* **Your instructions**:
Restate the lines word for word, from the first line of the records through the line containing "var chartTitle = 'D. 활동인식';". Leave out the pictures and anything after that line.

--- start of Recorded data ---

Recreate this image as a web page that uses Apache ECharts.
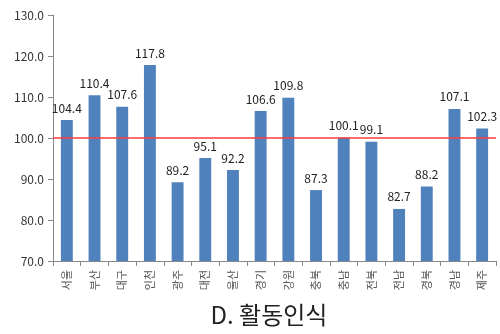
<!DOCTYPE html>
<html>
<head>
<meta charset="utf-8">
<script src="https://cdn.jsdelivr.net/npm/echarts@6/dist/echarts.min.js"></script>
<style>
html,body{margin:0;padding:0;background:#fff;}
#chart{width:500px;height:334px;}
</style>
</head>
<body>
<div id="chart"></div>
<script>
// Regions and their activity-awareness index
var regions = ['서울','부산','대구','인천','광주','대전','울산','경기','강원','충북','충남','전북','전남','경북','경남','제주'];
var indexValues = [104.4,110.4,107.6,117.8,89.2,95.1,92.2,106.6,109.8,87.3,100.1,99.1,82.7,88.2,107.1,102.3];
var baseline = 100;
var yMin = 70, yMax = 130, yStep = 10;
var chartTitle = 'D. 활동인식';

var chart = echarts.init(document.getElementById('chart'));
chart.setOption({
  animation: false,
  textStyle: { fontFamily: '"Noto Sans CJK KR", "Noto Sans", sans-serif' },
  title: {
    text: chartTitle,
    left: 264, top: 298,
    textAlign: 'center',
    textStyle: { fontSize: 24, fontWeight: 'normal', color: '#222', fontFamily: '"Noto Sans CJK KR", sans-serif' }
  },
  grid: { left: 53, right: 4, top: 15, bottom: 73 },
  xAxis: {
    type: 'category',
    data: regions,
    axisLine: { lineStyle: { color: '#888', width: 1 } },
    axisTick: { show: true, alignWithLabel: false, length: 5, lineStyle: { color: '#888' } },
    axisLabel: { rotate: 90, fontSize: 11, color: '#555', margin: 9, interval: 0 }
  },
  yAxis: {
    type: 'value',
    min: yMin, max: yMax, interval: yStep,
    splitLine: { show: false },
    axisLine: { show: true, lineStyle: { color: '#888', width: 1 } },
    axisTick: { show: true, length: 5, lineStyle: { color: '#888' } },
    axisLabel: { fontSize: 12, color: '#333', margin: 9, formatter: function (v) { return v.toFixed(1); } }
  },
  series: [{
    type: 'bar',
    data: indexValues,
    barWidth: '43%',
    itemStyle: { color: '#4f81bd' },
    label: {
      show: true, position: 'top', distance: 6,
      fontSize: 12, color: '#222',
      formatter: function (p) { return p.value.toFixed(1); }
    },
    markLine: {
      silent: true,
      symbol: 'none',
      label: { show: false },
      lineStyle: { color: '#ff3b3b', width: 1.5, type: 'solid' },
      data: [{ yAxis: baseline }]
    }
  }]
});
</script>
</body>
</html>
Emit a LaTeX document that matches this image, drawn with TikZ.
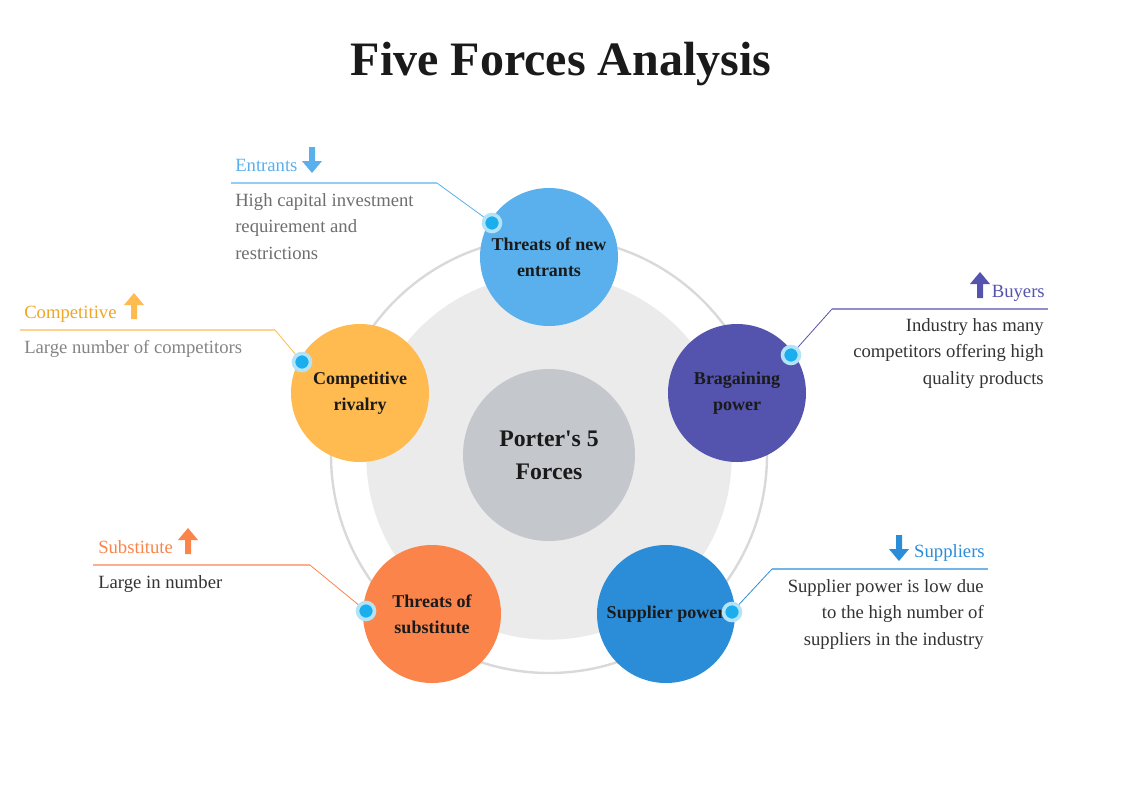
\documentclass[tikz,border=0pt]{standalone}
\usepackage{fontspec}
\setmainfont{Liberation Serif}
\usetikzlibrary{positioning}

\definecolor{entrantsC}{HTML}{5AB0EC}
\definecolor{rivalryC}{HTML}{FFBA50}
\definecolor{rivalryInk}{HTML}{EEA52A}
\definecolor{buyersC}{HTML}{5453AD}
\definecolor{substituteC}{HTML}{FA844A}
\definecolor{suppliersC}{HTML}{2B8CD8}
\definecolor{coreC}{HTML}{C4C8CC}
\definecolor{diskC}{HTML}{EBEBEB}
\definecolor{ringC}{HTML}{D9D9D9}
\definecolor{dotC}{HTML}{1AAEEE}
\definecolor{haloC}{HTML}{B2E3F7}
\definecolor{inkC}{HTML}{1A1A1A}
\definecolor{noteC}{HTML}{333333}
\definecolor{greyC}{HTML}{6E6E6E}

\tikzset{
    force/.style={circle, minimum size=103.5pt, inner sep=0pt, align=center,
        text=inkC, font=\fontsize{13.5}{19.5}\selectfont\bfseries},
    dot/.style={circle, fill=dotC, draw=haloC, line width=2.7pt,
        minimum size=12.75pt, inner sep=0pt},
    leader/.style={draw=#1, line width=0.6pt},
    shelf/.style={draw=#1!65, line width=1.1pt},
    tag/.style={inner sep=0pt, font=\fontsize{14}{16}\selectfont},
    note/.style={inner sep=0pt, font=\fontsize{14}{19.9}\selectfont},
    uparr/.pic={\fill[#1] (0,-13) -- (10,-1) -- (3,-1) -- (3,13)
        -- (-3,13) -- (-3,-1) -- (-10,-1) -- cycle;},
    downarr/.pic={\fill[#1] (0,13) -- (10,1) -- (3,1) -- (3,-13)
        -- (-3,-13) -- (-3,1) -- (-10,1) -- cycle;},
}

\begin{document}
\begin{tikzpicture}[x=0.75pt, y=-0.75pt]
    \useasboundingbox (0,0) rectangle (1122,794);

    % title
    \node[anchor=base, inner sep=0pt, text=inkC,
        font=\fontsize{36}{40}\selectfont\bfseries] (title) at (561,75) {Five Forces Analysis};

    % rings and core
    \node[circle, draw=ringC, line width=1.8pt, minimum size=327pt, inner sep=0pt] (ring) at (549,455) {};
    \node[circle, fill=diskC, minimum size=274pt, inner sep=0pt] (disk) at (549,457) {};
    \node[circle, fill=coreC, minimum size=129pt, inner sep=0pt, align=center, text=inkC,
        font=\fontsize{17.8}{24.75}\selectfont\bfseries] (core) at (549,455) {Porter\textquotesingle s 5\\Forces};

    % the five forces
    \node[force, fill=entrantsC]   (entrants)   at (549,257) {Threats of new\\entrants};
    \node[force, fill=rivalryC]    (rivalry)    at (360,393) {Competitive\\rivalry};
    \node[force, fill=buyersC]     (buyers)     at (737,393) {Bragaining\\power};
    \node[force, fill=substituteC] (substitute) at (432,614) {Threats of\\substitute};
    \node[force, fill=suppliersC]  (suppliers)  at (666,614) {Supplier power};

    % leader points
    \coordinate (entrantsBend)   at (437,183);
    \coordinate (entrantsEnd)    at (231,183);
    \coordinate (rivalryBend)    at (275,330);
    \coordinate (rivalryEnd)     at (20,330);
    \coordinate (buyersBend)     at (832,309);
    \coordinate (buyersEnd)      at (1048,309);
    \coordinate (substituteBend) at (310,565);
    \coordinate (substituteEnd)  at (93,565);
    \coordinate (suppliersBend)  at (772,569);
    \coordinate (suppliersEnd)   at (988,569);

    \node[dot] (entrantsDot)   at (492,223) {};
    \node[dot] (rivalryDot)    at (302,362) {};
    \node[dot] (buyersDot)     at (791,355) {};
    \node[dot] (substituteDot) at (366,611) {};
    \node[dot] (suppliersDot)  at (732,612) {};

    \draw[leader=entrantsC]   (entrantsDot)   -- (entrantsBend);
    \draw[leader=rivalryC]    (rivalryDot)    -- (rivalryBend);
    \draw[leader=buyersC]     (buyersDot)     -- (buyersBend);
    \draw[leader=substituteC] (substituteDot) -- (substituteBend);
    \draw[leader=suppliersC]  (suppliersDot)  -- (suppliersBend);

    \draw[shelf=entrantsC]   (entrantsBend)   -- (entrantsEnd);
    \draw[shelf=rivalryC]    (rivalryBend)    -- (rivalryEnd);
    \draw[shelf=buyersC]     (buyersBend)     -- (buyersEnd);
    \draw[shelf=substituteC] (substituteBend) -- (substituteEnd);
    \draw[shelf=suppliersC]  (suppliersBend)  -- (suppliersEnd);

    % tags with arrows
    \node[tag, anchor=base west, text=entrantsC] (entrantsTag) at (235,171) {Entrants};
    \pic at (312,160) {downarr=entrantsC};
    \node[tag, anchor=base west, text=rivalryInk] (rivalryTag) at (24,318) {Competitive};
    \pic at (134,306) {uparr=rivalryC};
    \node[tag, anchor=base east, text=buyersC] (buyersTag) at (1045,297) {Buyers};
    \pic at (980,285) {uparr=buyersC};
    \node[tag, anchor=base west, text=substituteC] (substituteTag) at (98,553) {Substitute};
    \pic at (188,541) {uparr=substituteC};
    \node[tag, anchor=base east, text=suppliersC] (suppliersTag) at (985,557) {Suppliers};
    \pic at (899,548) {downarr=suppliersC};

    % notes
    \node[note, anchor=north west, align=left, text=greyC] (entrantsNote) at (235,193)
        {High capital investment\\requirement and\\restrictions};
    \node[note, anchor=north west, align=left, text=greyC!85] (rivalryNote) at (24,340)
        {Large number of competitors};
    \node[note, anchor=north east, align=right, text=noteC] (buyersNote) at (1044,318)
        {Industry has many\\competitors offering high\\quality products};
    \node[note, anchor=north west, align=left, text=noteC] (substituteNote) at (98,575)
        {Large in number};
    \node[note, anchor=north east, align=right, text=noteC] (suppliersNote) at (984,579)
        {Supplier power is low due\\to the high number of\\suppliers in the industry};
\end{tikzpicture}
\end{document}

--- end of Recorded data ---

* **Task result**:
Recreate this image as a web page that uses Apache ECharts.
<!DOCTYPE html>
<html>
<head>
<meta charset="utf-8">
<script src="https://cdn.jsdelivr.net/npm/echarts@6/dist/echarts.min.js"></script>
<style>
html,body{margin:0;padding:0;background:#fff;}
#chart{width:500px;height:334px;}
</style>
</head>
<body>
<div id="chart"></div>
<script>
// Regions and their activity-awareness index
var regions = ['서울','부산','대구','인천','광주','대전','울산','경기','강원','충북','충남','전북','전남','경북','경남','제주'];
var indexValues = [104.4,110.4,107.6,117.8,89.2,95.1,92.2,106.6,109.8,87.3,100.1,99.1,82.7,88.2,107.1,102.3];
var baseline = 100;
var yMin = 70, yMax = 130, yStep = 10;
var chartTitle = 'D. 활동인식';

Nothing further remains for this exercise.